In March, Germany adopted a draft due diligence act for supply chains that outlines the due diligence duty of care owed by large corporations incorporated in Germany.[1] If passed, the new law would create obligations to conduct human rights and environmental due diligence and risk analysis and implement measures to prevent human rights violations. It also obligates companies to create an operational-level grievance mechanism, have a human rights strategy or policy and appoint a human rights corporate officer. The draft law covers companies registered in Germany or that have their principal place of business in Germany, and with at least 3,000 employees which will drop to 1,000 employees by 2024. Although the proposed act does not create a new basis for claims for civil liability, its enforcement will be driven through fines for non-compliance. 

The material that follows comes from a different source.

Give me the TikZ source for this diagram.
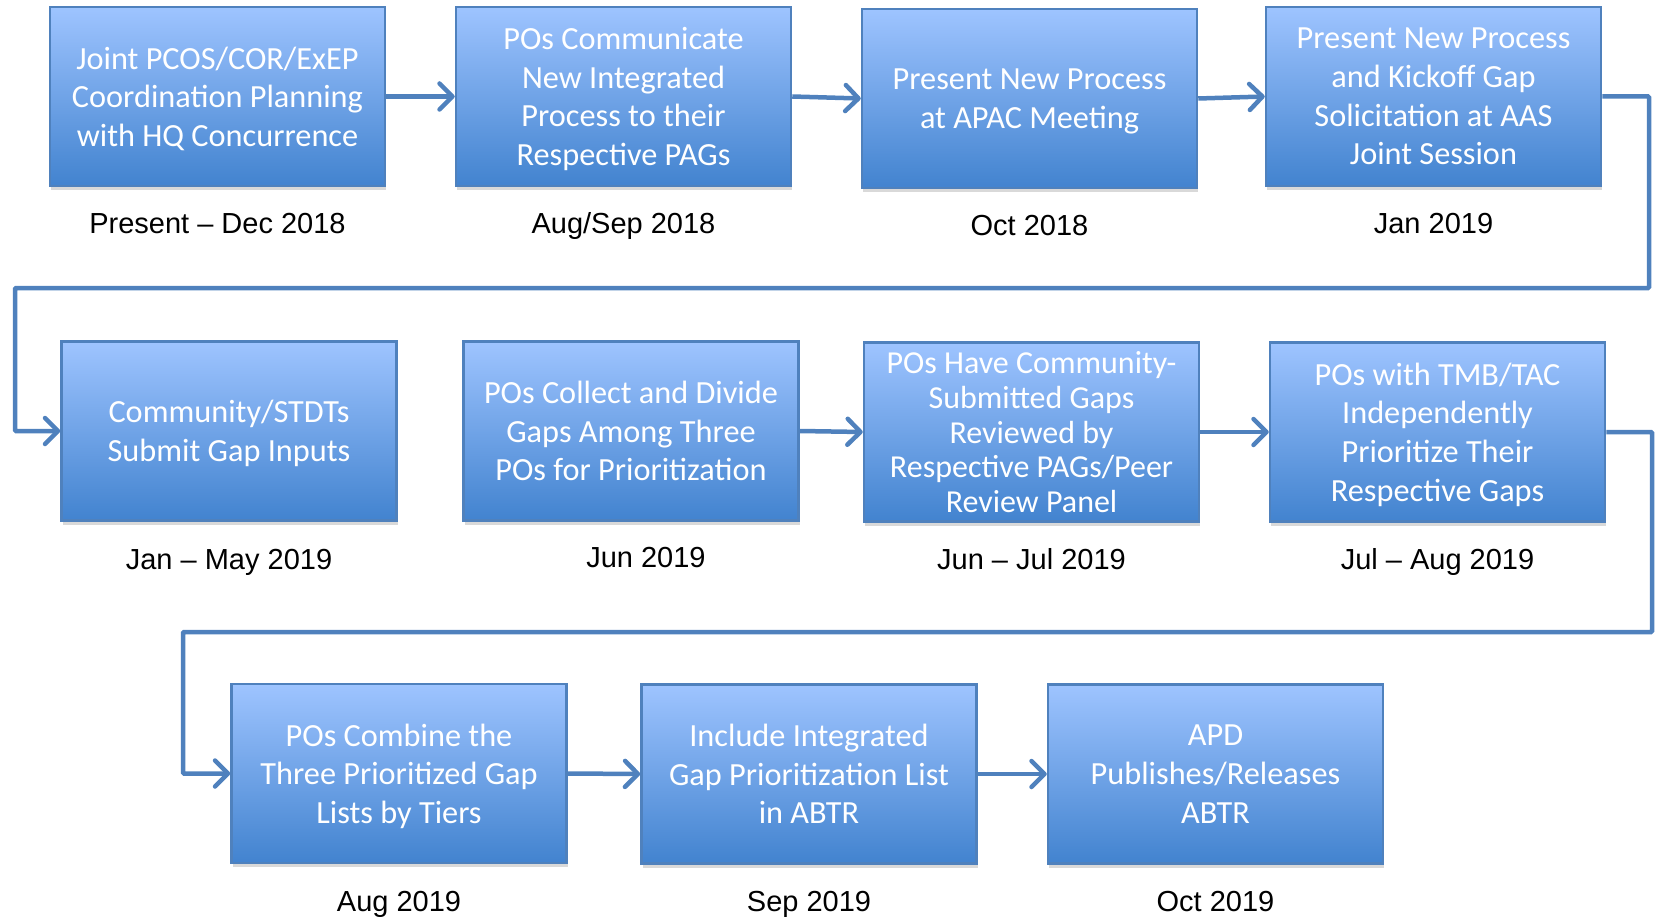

The Netherlands similarly introduced a bill in March on ‘responsible and sustainable international business conduct’ that would govern any Dutch corporation ‘that knows or can reasonably suspect that its activities may have negative impacts on human rights, labour rights or the environment in countries outside the Netherlands’.[2] If passed, it would create similar obligations to conduct human rights due diligence and risk analysis, implement preventative measures, and put in place a remediation or grievance mechanism.

Compared to the German Act, the Dutch Bill has a lower threshold of applicability for companies under its regulatory authority. Any company exceeding at least two of the following three criteria is covered:

  • having a balance sheet total of €20m;
  • having net revenue of €40m or
  • having an average of 250 employees during the financial year.

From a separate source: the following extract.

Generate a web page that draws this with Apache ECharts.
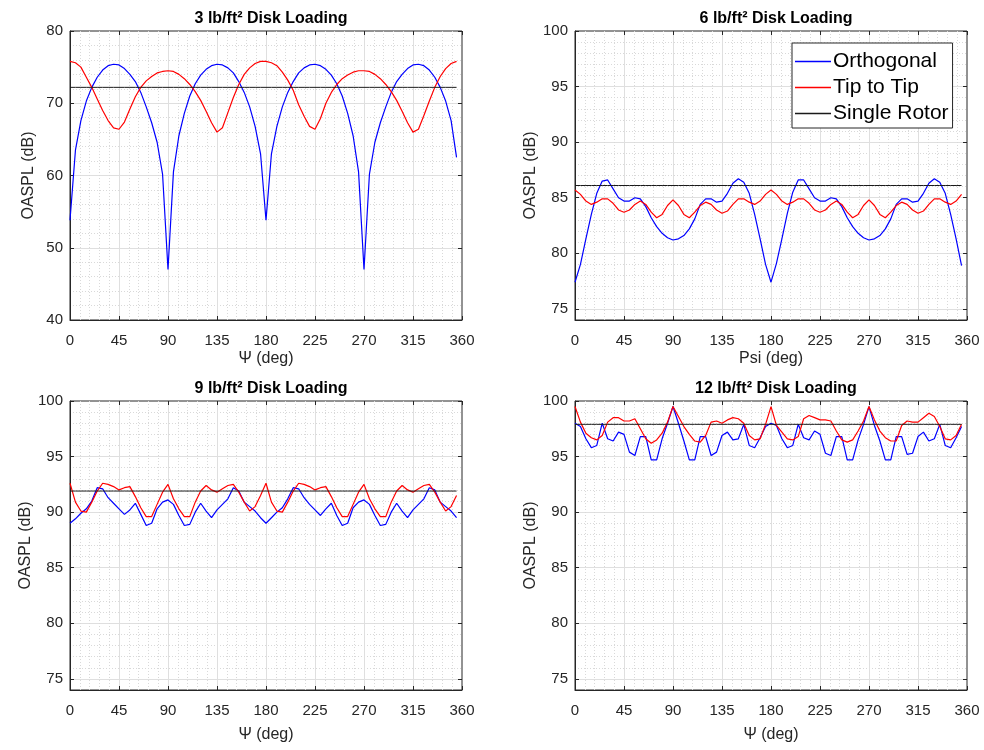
<!DOCTYPE html>
<html>
<head>
<meta charset="utf-8">
<script src="https://cdn.jsdelivr.net/npm/echarts@6/dist/echarts.min.js"></script>
<style>
  html, body { margin: 0; padding: 0; background: #ffffff; }
  #chart { width: 984px; height: 750px; }
</style>
</head>
<body>
<div id="chart"></div>
<script>
// Azimuth angle of the observer (deg)
const psiDeg = [
  0, 5, 10, 15, 20, 25, 30, 35, 40, 45, 50, 55, 60, 65, 70, 75, 80, 85,
  90, 95, 100, 105, 110, 115, 120, 125, 130, 135, 140, 145, 150, 155, 160, 165, 170, 175,
  180, 185, 190, 195, 200, 205, 210, 215, 220, 225, 230, 235, 240, 245, 250, 255, 260, 265,
  270, 275, 280, 285, 290, 295, 300, 305, 310, 315, 320, 325, 330, 335, 340, 345, 350, 355
];

const seriesNames = ['Orthogonal', 'Tip to Tip', 'Single Rotor'];
const panelTitles = ['3 lb/ft² Disk Loading', '6 lb/ft² Disk Loading', '9 lb/ft² Disk Loading', '12 lb/ft² Disk Loading'];
const xAxisNames = ['\u03A8 (deg)', 'Psi (deg)', '\u03A8 (deg)', '\u03A8 (deg)'];
const yAxisName = 'OASPL (dB)';

// OASPL (dB), 3 lb/ft^2
const ortho3 = [
  53.8, 63.5, 67.6, 70.3, 72.2, 73.6, 74.6, 75.2, 75.4, 75.3, 74.8, 74.0, 73.0, 71.5, 69.5, 67.3, 64.6, 60.2,
  47.0, 60.5, 65.5, 68.6, 71.0, 72.7, 73.9, 74.7, 75.2, 75.4, 75.3, 74.9, 74.2, 73.0, 71.5, 69.5, 66.8, 63.0,
  53.8, 63.0, 66.8, 69.5, 71.5, 73.0, 74.2, 74.9, 75.3, 75.4, 75.2, 74.7, 73.9, 72.7, 71.0, 68.6, 65.5, 60.5,
  47.0, 60.2, 64.6, 67.3, 69.5, 71.5, 73.0, 74.0, 74.8, 75.3, 75.4, 75.2, 74.6, 73.6, 72.2, 70.3, 67.6, 62.5
];
const tip3 = [
  75.8, 75.6, 75.0, 73.6, 72.2, 70.6, 69.0, 67.6, 66.6, 66.4, 67.4, 69.2, 70.9, 72.2, 73.1, 73.7, 74.2, 74.4,
  74.5, 74.4, 74.0, 73.4, 72.6, 71.6, 70.4, 68.9, 67.3, 66.0, 66.6, 68.7, 70.8, 72.6, 74.0, 74.9, 75.5, 75.8,
  75.8, 75.6, 75.2, 74.3, 73.2, 71.8, 69.8, 68.2, 66.8, 66.4, 67.9, 70.0, 71.5, 72.6, 73.4, 73.9, 74.3, 74.5,
  74.5, 74.4, 74.0, 73.4, 72.6, 71.6, 70.4, 68.9, 67.3, 66.0, 66.4, 68.3, 70.3, 72.2, 73.7, 74.8, 75.5, 75.8
];
const single3 = 72.2;

// OASPL (dB), 6 lb/ft^2
const ortho6 = [
  77.4, 79.0, 81.3, 83.5, 85.4, 86.5, 86.6, 85.8, 85.0, 84.7, 84.7, 85.0, 84.9, 84.2, 83.2, 82.4, 81.8, 81.4,
  81.2, 81.3, 81.6, 82.2, 83.1, 84.4, 84.9, 84.9, 84.6, 84.7, 85.4, 86.3, 86.7, 86.4, 85.4, 83.5, 81.3, 79.0,
  77.4, 79.1, 81.3, 83.6, 85.5, 86.6, 86.6, 85.8, 85.0, 84.7, 84.7, 85.0, 84.9, 84.2, 83.2, 82.4, 81.8, 81.4,
  81.2, 81.3, 81.6, 82.2, 83.1, 84.4, 84.9, 84.9, 84.6, 84.7, 85.4, 86.3, 86.7, 86.4, 85.4, 83.5, 81.3, 78.9
];
const tip6 = [
  85.7, 85.3, 84.7, 84.4, 84.6, 84.9, 84.9, 84.5, 83.9, 83.7, 83.9, 84.4, 84.7, 84.4, 83.7, 83.2, 83.5, 84.3,
  84.8, 84.3, 83.5, 83.2, 83.7, 84.3, 84.6, 84.4, 83.9, 83.6, 83.8, 84.4, 84.9, 84.9, 84.6, 84.4, 84.7, 85.3,
  85.7, 85.3, 84.7, 84.4, 84.6, 84.9, 84.9, 84.5, 83.9, 83.7, 83.9, 84.4, 84.7, 84.4, 83.7, 83.2, 83.5, 84.3,
  84.8, 84.3, 83.5, 83.2, 83.7, 84.3, 84.6, 84.4, 83.9, 83.6, 83.8, 84.4, 84.9, 84.9, 84.6, 84.4, 84.7, 85.3
];
const single6 = 86.1;

// OASPL (dB), 9 lb/ft^2
const ortho9 = [
  89.0, 89.4, 89.9, 90.3, 91.0, 92.2, 92.1, 91.3, 90.8, 90.3, 89.8, 90.2, 90.8, 89.8, 88.8, 89.0, 90.3, 90.9,
  91.1, 90.7, 89.7, 88.8, 88.9, 90.0, 90.8, 90.1, 89.5, 90.2, 90.7, 91.2, 92.2, 91.9, 90.9, 90.5, 90.1, 89.5,
  89.0, 89.5, 90.0, 90.4, 91.2, 92.2, 92.1, 91.3, 90.7, 90.2, 89.7, 90.3, 90.8, 89.7, 88.8, 89.0, 90.4, 90.9,
  91.1, 90.7, 89.7, 88.8, 88.9, 90.0, 90.8, 90.1, 89.5, 90.2, 90.7, 91.2, 92.2, 92.0, 90.9, 90.5, 90.1, 89.5
];
const tip9 = [
  92.6, 90.9, 90.1, 90.0, 90.9, 91.9, 92.6, 92.5, 92.3, 92.0, 92.2, 92.3, 91.4, 90.4, 89.6, 89.6, 90.7, 91.8,
  92.5, 91.2, 90.3, 89.6, 89.6, 90.9, 91.9, 92.4, 92.0, 91.8, 92.1, 92.4, 92.5, 91.8, 90.9, 90.1, 90.5, 91.5,
  92.6, 90.9, 90.1, 90.0, 90.9, 91.9, 92.6, 92.5, 92.3, 92.0, 92.2, 92.3, 91.4, 90.4, 89.6, 89.6, 90.7, 91.8,
  92.5, 91.2, 90.3, 89.6, 89.6, 90.9, 91.9, 92.4, 92.0, 91.8, 92.1, 92.4, 92.5, 91.8, 90.9, 90.1, 90.5, 91.5
];
const single9 = 91.9;

// OASPL (dB), 12 lb/ft^2
const ortho12 = [
  98.0, 97.7, 96.6, 95.8, 96.0, 98.0, 96.6, 96.4, 97.2, 97.0, 95.4, 95.1, 96.8, 96.8, 94.7, 94.7, 96.6, 98.0,
  99.5, 98.0, 96.4, 94.7, 94.7, 96.8, 96.8, 95.1, 95.4, 96.9, 97.2, 96.5, 96.6, 97.9, 96.0, 95.8, 96.7, 97.7,
  98.0, 97.8, 96.6, 95.8, 96.0, 97.9, 96.7, 96.5, 97.3, 97.0, 95.3, 95.1, 96.8, 96.8, 94.7, 94.7, 96.5, 97.9,
  99.5, 97.8, 96.4, 94.7, 94.7, 96.8, 96.8, 95.2, 95.3, 96.8, 97.2, 96.4, 96.6, 97.9, 96.0, 95.8, 96.7, 97.7
];
const tip12 = [
  99.5, 98.1, 97.1, 96.7, 96.5, 96.9, 98.1, 98.5, 98.5, 98.2, 98.2, 98.4, 97.5, 96.6, 96.2, 96.5, 97.1, 98.1,
  99.5, 98.6, 97.7, 97.0, 96.4, 96.3, 96.9, 98.1, 98.2, 98.0, 98.3, 98.5, 98.4, 98.0, 96.9, 96.5, 96.6, 97.9,
  99.5, 97.8, 97.2, 96.6, 96.5, 96.8, 98.4, 98.7, 98.5, 98.3, 98.3, 98.2, 97.3, 96.5, 96.3, 96.5, 97.3, 98.2,
  99.5, 98.3, 97.3, 96.7, 96.4, 96.4, 97.8, 98.2, 98.1, 98.1, 98.5, 98.9, 98.6, 97.7, 96.6, 96.5, 96.9, 97.9
];
const single12 = 97.9;

// Axis ranges
const xRange = { min: 0, max: 360, step: 45 };
const yRange3 = { min: 40, max: 80, step: 10 };
const yRangeHigh = { min: 74, max: 100, step: 5 };   // panels 6, 9, 12 lb/ft^2

// ---- styling ----
const FONT = "'Liberation Sans', Arial, Helvetica, sans-serif";
const INK = '#262626';
const MAJOR_GRID = '#dfdfdf';
const MINOR_GRID = '#d9d9d9';
const COLORS = ['#0000ff', '#ff0000', '#1a1a1a'];

const grids = [
  { left: 70,  top: 31,  width: 392, height: 289 },
  { left: 575, top: 31,  width: 392, height: 289 },
  { left: 70,  top: 401, width: 392, height: 289 },
  { left: 575, top: 401, width: 392, height: 289 }
];
const xNameGap = [31, 31, 37, 37];
const TICK = { show: true, inside: true, length: 4, lineStyle: { color: INK } };

function pairs(ys) { return psiDeg.map((x, i) => [x, ys[i]]); }
function flat(v) { return psiDeg.map(x => [x, v]); }

const xAxes = [];
grids.forEach((g, gi) => {
  xAxes.push({
    type: 'value', gridIndex: gi, position: 'bottom',
    min: xRange.min, max: xRange.max, interval: xRange.step,
    name: xAxisNames[gi], nameLocation: 'middle', nameGap: xNameGap[gi],
    nameTextStyle: { fontSize: 16, color: INK, fontFamily: FONT },
    axisLine: { show: true, onZero: false, lineStyle: { color: INK, width: 1 } },
    axisTick: TICK,
    axisLabel: { fontSize: 15, color: INK, margin: 13, fontFamily: FONT },
    splitLine: { show: true, showMinLine: false, showMaxLine: false, lineStyle: { color: MAJOR_GRID, width: 1 } },
    minorTick: { show: false, splitNumber: 5 },
    minorSplitLine: { show: true, lineStyle: { color: MINOR_GRID, width: 1, type: [1, 2] } }
  });
});
// tick marks along the top edge of each box
grids.forEach((g, gi) => {
  xAxes.push({
    type: 'value', gridIndex: gi, position: 'top',
    min: xRange.min, max: xRange.max, interval: xRange.step,
    axisLine: { show: false, onZero: false }, axisTick: TICK,
    axisLabel: { show: false }, splitLine: { show: false }
  });
});

const yAxes = [];
const dataAxisIndex = [];
// 3 lb/ft^2 panel: plain axis with 10 dB majors and 2 dB minors
dataAxisIndex.push(yAxes.length);
yAxes.push({
  type: 'value', gridIndex: 0, position: 'left',
  min: yRange3.min, max: yRange3.max, interval: yRange3.step,
  name: yAxisName, nameLocation: 'middle', nameGap: 33,
  nameTextStyle: { fontSize: 16, color: INK, fontFamily: FONT },
  axisLine: { show: true, onZero: false, lineStyle: { color: INK, width: 1 } },
  axisTick: TICK,
  axisLabel: { fontSize: 15, color: INK, margin: 7, fontFamily: FONT },
  splitLine: { show: true, showMinLine: false, showMaxLine: false, lineStyle: { color: MAJOR_GRID, width: 1 } },
  minorTick: { show: false, splitNumber: 5 },
  minorSplitLine: { show: true, lineStyle: { color: MINOR_GRID, width: 1, type: [1, 2] } }
});
yAxes.push({
  type: 'value', gridIndex: 0, position: 'right',
  min: yRange3.min, max: yRange3.max, interval: yRange3.step,
  axisLine: { show: false, onZero: false }, axisTick: TICK,
  axisLabel: { show: false }, splitLine: { show: false }
});
// Other panels: the axis starts at 74 dB, so the 1 dB minor grid and the
// 5 dB labelled grid live on overlaid axes sharing the same extent.
const span = yRangeHigh.max - yRangeHigh.min;
for (let gi = 1; gi < 4; gi++) {
  dataAxisIndex.push(yAxes.length);
  yAxes.push({
    type: 'value', gridIndex: gi, position: 'left', offset: 0,
    min: yRangeHigh.min, max: yRangeHigh.max, interval: 1,
    axisLine: { show: false, onZero: false }, axisTick: { show: false }, axisLabel: { show: false },
    splitLine: { show: true, showMinLine: false, showMaxLine: false,
                 lineStyle: { color: MINOR_GRID, width: 1, type: [1, 2] } }
  });
  yAxes.push({
    type: 'value', gridIndex: gi, position: 'left', offset: 0, inverse: true,
    min: 0, max: span, interval: yRangeHigh.step,
    name: yAxisName, nameLocation: 'middle', nameGap: 33,
    nameTextStyle: { fontSize: 16, color: INK, fontFamily: FONT },
    axisLine: { show: true, onZero: false, lineStyle: { color: INK, width: 1 } },
    axisTick: TICK,
    axisLabel: {
      fontSize: 15, color: INK, margin: 7, fontFamily: FONT,
      formatter: v => (v > span - 1 ? '' : String(yRangeHigh.max - v))
    },
    splitLine: { show: true, showMinLine: false, showMaxLine: false, lineStyle: { color: MAJOR_GRID, width: 1 } }
  });
  yAxes.push({
    type: 'value', gridIndex: gi, position: 'right', offset: 0, inverse: true,
    min: 0, max: span, interval: yRangeHigh.step,
    axisLine: { show: false, onZero: false }, axisTick: TICK,
    axisLabel: { show: false }, splitLine: { show: false }
  });
}

const panelData = [
  [ortho3, tip3, single3],
  [ortho6, tip6, single6],
  [ortho9, tip9, single9],
  [ortho12, tip12, single12]
];

const series = [];
panelData.forEach((pd, gi) => {
  pd.forEach((vals, k) => {
    series.push({
      name: seriesNames[k], type: 'line',
      xAxisIndex: gi, yAxisIndex: dataAxisIndex[gi],
      data: k === 2 ? flat(vals) : pairs(vals),
      color: COLORS[k],
      symbol: 'none', showSymbol: false,
      lineStyle: { color: COLORS[k], width: k === 2 ? 1 : 1.2 },
      emphasis: { disabled: true },
      animation: false, z: 3 + k
    });
  });
});

const titles = grids.map((g, gi) => ({
  text: panelTitles[gi],
  left: g.left + g.width / 2, textAlign: 'center',
  top: g.top - 25,
  textStyle: { fontSize: 16, fontWeight: 'bold', color: '#000', fontFamily: FONT }
}));

const chart = echarts.init(document.getElementById('chart'), null, { renderer: 'canvas' });
chart.setOption({
  backgroundColor: '#ffffff',
  animation: false,
  textStyle: { fontFamily: FONT },
  title: titles,
  grid: grids.map(g => Object.assign({
    show: true, borderColor: INK, borderWidth: 1, backgroundColor: '#ffffff',
    containLabel: false, outerBoundsMode: 'none'
  }, g)),
  legend: {
    data: seriesNames,
    orient: 'vertical', left: 792, top: 43,
    backgroundColor: '#ffffff', borderColor: INK, borderWidth: 1,
    padding: [8, 4, 4, 3], itemGap: 5,
    icon: 'rect', itemWidth: 36, itemHeight: 1.5,
    textStyle: { fontSize: 21, color: '#000', fontFamily: FONT, padding: [0, 0, 0, -3] },
    selectedMode: false
  },
  xAxis: xAxes,
  yAxis: yAxes,
  series: series
});
</script>
</body>
</html>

These developments come within a wider context of initiatives around due diligence. The French ‘duty of vigilance’ law gained considerable attention in 2017 for being one of the first national regulations to mandate large French companies to identify human rights risks and create a ‘vigilance plan’ to address them. Similarly, there has also been legislation around modern slavery in supply chains, such as through the UK’s Modern Slavery Act and California’s Transparency in Supply Chains Act. On 10 March of this year, the European Parliament voted to recommend the European Union to adopt human rights due diligence law, expected to be decided this summer.[3] It remains to be seen whether other jurisdictions or regional bodies will follow and how corporations will adapt to these changing legislative and regulatory regimes.  

[1] See www.bmz.de/de/entwicklungspolitik. Accessed 25 May 2021

[2] ‘Translation of the Bill for Responsible and Sustainable International Business Conduct’ (MVOPlatform, 22 March 2021), www.mvoplatform.nl/en/translation-of-the-bill-for-responsible-and-sustainable-international-business-conduct/

[3] See www.europarl.europa.eu/doceo/document/TA-9-2021-0073_EN.html. Accessed 25 May 2021.